- [Data segment]
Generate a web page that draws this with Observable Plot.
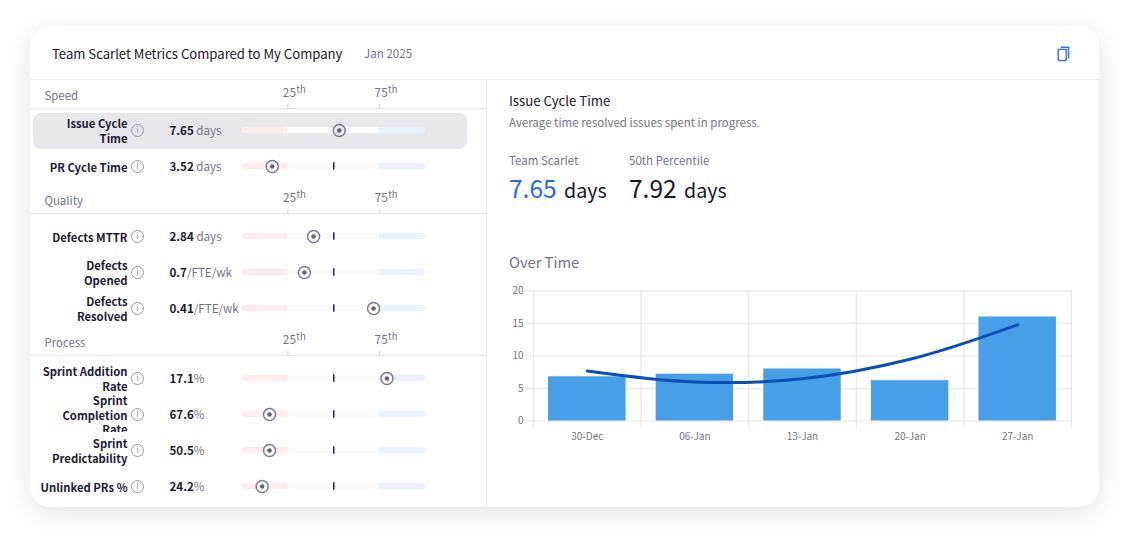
<!DOCTYPE html>
<html><head><meta charset="utf-8">
<script src="https://cdn.jsdelivr.net/npm/d3@7"></script>
<script src="https://cdn.jsdelivr.net/npm/@observablehq/plot@0.6"></script>
<style>
html,body{margin:0;padding:0;background:#fff}
body{width:1129px;height:542px;position:relative;overflow:hidden;font-family:"Noto Sans CJK SC","Noto Sans",sans-serif;color:#17162e}
.card{position:absolute;left:30px;top:26px;width:1069px;height:481px;background:#fff;border-radius:20px;box-shadow:0 6px 26px rgba(40,40,70,.13)}
.abs{position:absolute;white-space:nowrap;line-height:1}
.muted{color:#74728c}
.hline{position:absolute;left:30px;top:79px;width:1069px;height:1px;background:#ebebee}
.vline{position:absolute;left:486px;top:80px;width:1px;height:427px;background:#ebebee}
.hl{position:absolute;left:33px;top:113px;width:434px;height:36px;background:#e7e7ec;border-radius:8px}
.plot{position:absolute}
.plot svg{display:block}
</style></head><body>
<div class="card"></div><div class="hline"></div><div class="vline"></div><div class="hl"></div>
<div class="abs" style="left:52px;top:47px;font-size:13.1px">Team Scarlet Metrics Compared to My Company</div>
<div class="abs muted" style="left:364px;top:48px;font-size:11.6px">Jan 2025</div>
<svg class="abs" style="left:1056px;top:46px" width="15" height="16" viewBox="0 0 15 16" fill="none" stroke="#2f6fe6" stroke-width="1.4"><path d="M5 1.2h7.6v11.4"/><path d="M2.2 3.4h8v10.2l-1 1H3.2l-1-1z"/></svg>
<div class="abs" style="left:509px;top:94px;font-size:13.2px">Issue Cycle Time</div>
<div class="abs muted" style="left:509px;top:117px;font-size:11.5px">Average time resolved issues spent in progress.</div>
<div class="abs muted" style="left:509px;top:155px;font-size:11.5px">Team Scarlet</div>
<div class="abs muted" style="left:629px;top:155px;font-size:11.5px">50th Percentile</div>
<div class="abs" style="left:509px;top:176px;font-size:19.6px"><span style="font-size:24.5px;color:#2a6ae8;margin-right:3px">7.65</span> days</div>
<div class="abs" style="left:629px;top:176px;font-size:19.6px"><span style="font-size:24.5px;margin-right:3px">7.92</span> days</div>
<div class="abs muted" style="left:509px;top:255px;font-size:14.7px">Over Time</div>
<div id="left"></div><div id="chart" class="plot" style="left:500px;top:280px"></div>
<script>
const FONT = '"Noto Sans CJK SC","Noto Sans",sans-serif';
const sectionNames = ["Speed", "Quality", "Process"];
const sectionSizes = [2, 3, 4];
const metricLabels = ["Issue Cycle\nTime", "PR Cycle Time", "Defects MTTR", "Defects\nOpened", "Defects\nResolved", "Sprint Addition\nRate", "Sprint\nCompletion\nRate", "Sprint\nPredictability", "Unlinked PRs %"];
const metricValues = ["7.65", "3.52", "2.84", "0.7", "0.41", "17.1", "67.6", "50.5", "24.2"];
const metricUnits = [" days", " days", " days", "/FTE/wk", "/FTE/wk", "%", "%", "%", "%"];
const metricPercentiles = [53, 16.5, 39, 34, 71.7, 79, 15, 15, 11];
const selectedMetric = "Issue Cycle\nTime";
const percentileTicks = [25, 75];
const medianPercentile = 50;

const weeks = ["30-Dec", "06-Jan", "13-Jan", "20-Jan", "27-Jan"];
const weeklyBars = [6.8, 7.2, 8, 6.2, 16];
const weeklyTrend = [7.7, 6, 6.5, 9.5, 14.8];
const yTicks = [0, 5, 10, 15, 20];

const rows = metricLabels.map((label, i) => ({label, value: metricValues[i], unit: metricUnits[i], pct: metricPercentiles[i], selected: label === selectedMetric}));

function sectionPlot(name, sectionRows, lineY) {
  const M = 38, inset = 3.7, step = 36.6, barInset = 14.8;
  const ink = "#1b1a33", grey = "#74728c";
  const el = Plot.plot({
    width: 456, height: M + inset + sectionRows.length * step,
    marginLeft: 0, marginRight: 0, marginTop: M, marginBottom: 0,
    style: {background: "transparent", fontFamily: FONT, overflow: "visible"},
    x: {domain: [0, 100], range: [211.5, 395], label: null},
    y: {type: "band", domain: sectionRows.map(d => d.label), padding: 0, insetTop: inset, axis: null},
    color: {type: "identity"},
    marks: [
      Plot.frame({anchor: "top", stroke: "#e6e6ea", strokeWidth: 1.2}),
      Plot.axisX(percentileTicks, {anchor: "top", tickSize: 5, text: null, label: null, stroke: "#dcdce2", strokeWidth: 1.2}),
      Plot.text([name], {frameAnchor: "top-left", dx: 14, dy: -17, fontSize: 11.4, fill: grey}),
      Plot.text(percentileTicks, {x: d => d, text: d => String(d), frameAnchor: "top", textAnchor: "start", dx: -5, dy: -20, fontSize: 11.8, fill: grey}),
      Plot.text(percentileTicks, {x: d => d, text: () => "th", frameAnchor: "top", textAnchor: "start", dx: 8.5, dy: -22, fontSize: 9.5, fill: grey}),
      Plot.barX(sectionRows, {x1: () => 0, x2: () => percentileTicks[0] + 2, y: "label", insetTop: barInset, insetBottom: barInset, rx: 3.5, fill: "#fdecec"}),
      Plot.barX(sectionRows, {x1: () => percentileTicks[1] - 2, x2: () => 100, y: "label", insetTop: barInset, insetBottom: barInset, rx: 3.5, fill: "#e9f2fd"}),
      Plot.barX(sectionRows, {x1: () => percentileTicks[0], x2: () => percentileTicks[1], y: "label", insetTop: barInset, insetBottom: barInset, fill: d => d.selected ? "#fff" : "#fbfbfc"}),
      Plot.tickX(sectionRows.filter(d => !d.selected), {x: () => medianPercentile, y: "label", insetTop: 14.3, insetBottom: 14.3, stroke: "#2d2b52", strokeWidth: 1.6}),
      Plot.dot(sectionRows, {x: "pct", y: "label", r: 6, stroke: "#7d7994", strokeWidth: 1.5, fill: d => d.selected ? "#e9e9ee" : "#fff"}),
      Plot.dot(sectionRows, {x: "pct", y: "label", r: 2.3, fill: "#66627f"}),
      Plot.text(sectionRows, {
        text: "label", y: "label", frameAnchor: "left", dx: 97, dy: 0.5, textAnchor: "end", lineHeight: 1.28,
        fontSize: 11.3, fontWeight: 600, fill: ink,
        render(index, s, v, d, c, next) {
          const g = next(index, s, v, d, c);
          d3.select(g).selectAll("text").filter(i => sectionRows[i].label.split("\n").length > 2).style("clip-path", "inset(0 0 5px 0)");
          return g;
        }
      }),
      Plot.dot(sectionRows, {y: "label", frameAnchor: "left", dx: 107, r: 6, stroke: "#9a98b0", strokeWidth: 1, fill: "none"}),
      Plot.text(sectionRows, {y: "label", text: () => "i", frameAnchor: "left", dx: 107, textAnchor: "middle", fontSize: 8.5, fill: "#9a98b0"}),
      Plot.text(sectionRows, {
        text: "value", y: "label", frameAnchor: "left", dx: 139, dy: 1, textAnchor: "start", fontSize: 11.6, fontWeight: 600, fill: ink,
        render(index, s, v, d, c, next) {
          const g = next(index, s, v, d, c);
          d3.select(g).selectAll("text").each(function (i) {
            d3.select(this).append("tspan").attr("font-weight", 400).attr("fill", grey).text(sectionRows[i].unit);
          });
          return g;
        }
      })
    ]
  });
  const wrap = document.createElement("div");
  wrap.className = "plot";
  wrap.style.left = "30px";
  wrap.style.top = (lineY - M) + "px";
  wrap.appendChild(el);
  return wrap;
}
const lineYs = [108, 212.5, 354.7];
let start = 0;
sectionNames.forEach((name, k) => {
  const part = rows.slice(start, start + sectionSizes[k]);
  start += sectionSizes[k];
  document.getElementById("left").appendChild(sectionPlot(name, part, lineYs[k]));
});

const series = weeks.map((week, i) => ({week, bar: weeklyBars[i], trend: weeklyTrend[i]}));
const gridColor = "#e8e8ec", halfStep = 53.8;
document.getElementById("chart").appendChild(Plot.plot({
  width: 600, height: 170, marginLeft: 33, marginRight: 29, marginTop: 10.5, marginBottom: 29.5,
  style: {background: "transparent", fontFamily: FONT, overflow: "visible"},
  x: {type: "band", domain: weeks, paddingInner: 0.28, paddingOuter: 0.14, round: false, label: null},
  y: {domain: [0, 20], label: null},
  marks: [
    Plot.ruleY(yTicks, {y: d => d, stroke: gridColor, strokeWidth: 1.2, insetLeft: -7}),
    Plot.ruleX(weeks, {x: d => d, dx: -halfStep, stroke: gridColor, strokeWidth: 1.2, insetBottom: -7}),
    Plot.ruleX(weeks.slice(-1), {x: d => d, dx: halfStep, stroke: gridColor, strokeWidth: 1.2, insetBottom: -7}),
    Plot.barY(series, {x: "week", y: "bar", fill: "#469fe7"}),
    Plot.line(series, {x: "week", y: "trend", stroke: "#0b4fb4", strokeWidth: 3, curve: "catmull-rom"}),
    Plot.axisY(yTicks, {tickSize: 0, tickPadding: 10, label: null, fontSize: 10, fill: "#74728c"}),
    Plot.axisX({tickSize: 0, tickPadding: 12, label: null, fontSize: 10, fill: "#74728c"})
  ]
}));
</script>
</body></html>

- [Stated task] From the listing above, copy every line that holds the string "this".

- [Output of the exercise]
Generate a web page that draws this with Observable Plot.
            d3.select(this).append("tspan").attr("font-weight", 400).attr("fill", grey).text(sectionRows[i].unit);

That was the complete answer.